An Air Force fact sheet described the MOP as “a weapon system designed to accomplish a difficult, complicated mission of reaching and destroying our adversaries’ weapons of mass destruction located in well-protected facilities.”

Weighing 30,000 pounds (warhead alone weighing 5,740 pounds) and measuring over 20 feet long, the MOP can penetrate up to 200 feet of earth or 60 feet of reinforced concrete, making it the most powerful non-nuclear bomb in the US arsenal.

According to a report in Scientific American, the kinetic strike “delivers 800 to 900 megajoules (about 758,000 to 853,000 British thermal units) of kinetic energy—comparable to a 285-ton Boeing 747-400 touching down at 170 mph or a 565-ton Amtrak Acela train moving at 120 mph.”

Why the Upgrade?

With a reduced weight and enhanced guidance systems, including GPS-denied navigation and advanced fuzing capable of detecting underground voids, the new penetrator aims for greater flexibility and precision.

The announcement of the contract award comes in the wake of Operation Midnight Hammer, the first-ever combat use of the MOP, which targeted Iran’s deeply buried nuclear facilities in June 2025. During the operation, seven B-2 Spirit bombers dropped 14 GBU-57s on sites in Fordow, Natanz, and Isfahan, locations long suspected of housing critical components of Iran’s nuclear program.

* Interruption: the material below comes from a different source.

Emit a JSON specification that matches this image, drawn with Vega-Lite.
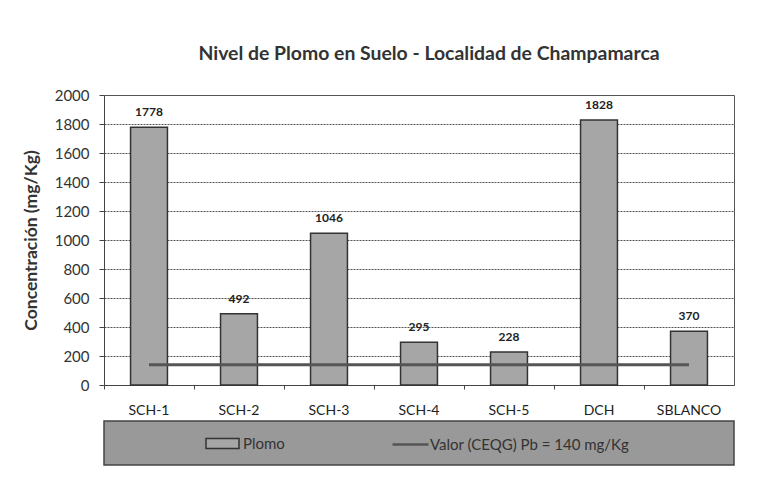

While US officials hailed the mission as a success, independent assessments suggested mixed results. Fordow reportedly suffered severe damage, but Natanz and Isfahan may recover more quickly than anticipated.

The operation highlighted both the strengths and limitations of the MOP, particularly its massive size, limited aircraft compatibility, the challenge of penetrating ultra-hardened targets, and the continued development of sophisticated defenses.